Tipu Sultan, a capable reformer and fearless warrior, led Mysore to become one of the world’s most developed kingdoms during his reign. Mysore possessed a very high standard of living, and his army utilised modern warfare. He was a staunch nationalist who detested the East India Company’s presence on his homeland. He engaged the British in multiple battles and perished a martyr in the fourth Anglo-Mysore war on May 4, 1799.

Tipu Sultan Death Anniversary: Fascinating facts surrounding his life.
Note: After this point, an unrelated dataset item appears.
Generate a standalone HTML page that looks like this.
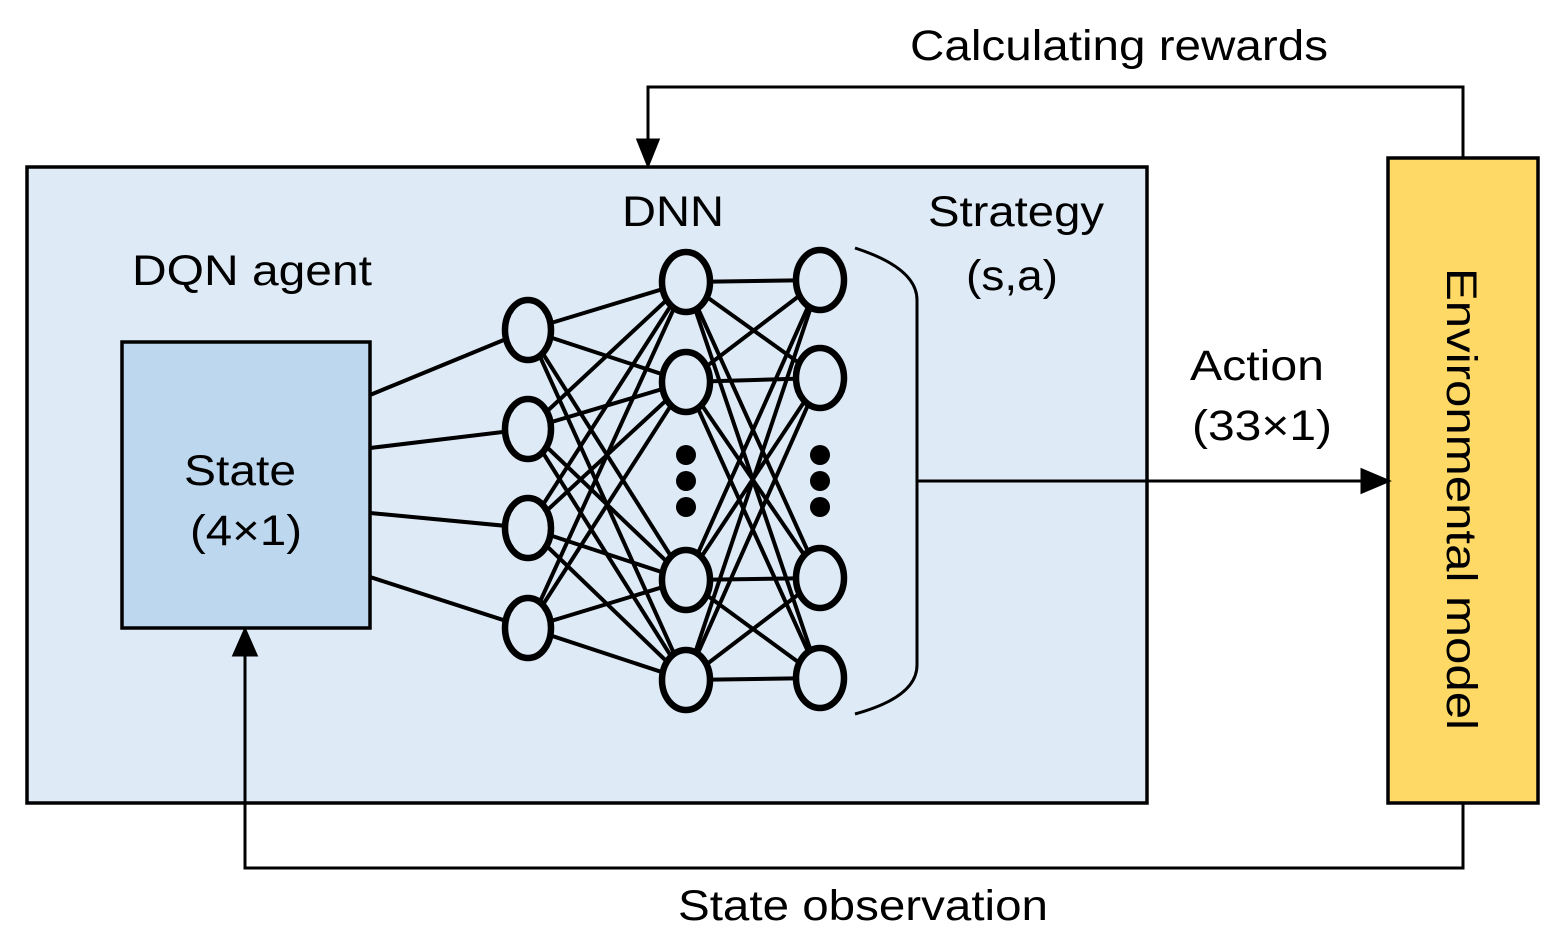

  • Tipu Sultan established a banking system in which he encouraged people to deposit funds in exchange for annual interest.
  • The ruler of Mysore was a firm believer in the state’s monopoly over vital industries such as sugar, iron, salt, and gold. This resulted in the formation of public sector enterprises in India.
  • To enhance his army, Tipu Sultan took a keen interest in science and technology, which led to the incorporation of rockets into his arsenal. He is known as the father of modern rockets, which consisted of gunpowder-filled iron tubes.
  • Tipu Sultan understood the significance of a powerful navy, so he constructed dockyards in Jamalabad and Majhiabad.
  • He desired to form an alliance with the French and Ottoman empires to defeat the British. He was the first Indian ruler to recognise the threat posed by the Anglo forces in India.
  • Tipu Sultan granted Hindus land for the construction of temples, and his prime minister Purnaiya was also a Hindu. He has a reputation for religious tolerance.
  • He introduced copper coins, including the 23-gram copper double coins.
  • Following his death, the majority of his extensive book collection was returned to England by the East India Company.
  • Tipu Sultan placed great importance on his dreams and recorded them in a book, the Khawab Nama. Before each battle, he searched his dreams for clues about the outcome.
  • Tipu Sultan was obese, bald, and always well-groomed. He had a strong aversion to jewellery, and the only piece he wore, a gold buckle, was the cause of his demise.

The history of Tipu Sutlan is one of valour, dedication to his nation’s cause, and a reformer with a proven track record. His stories will continue to teach future generations how to love our country selflessly.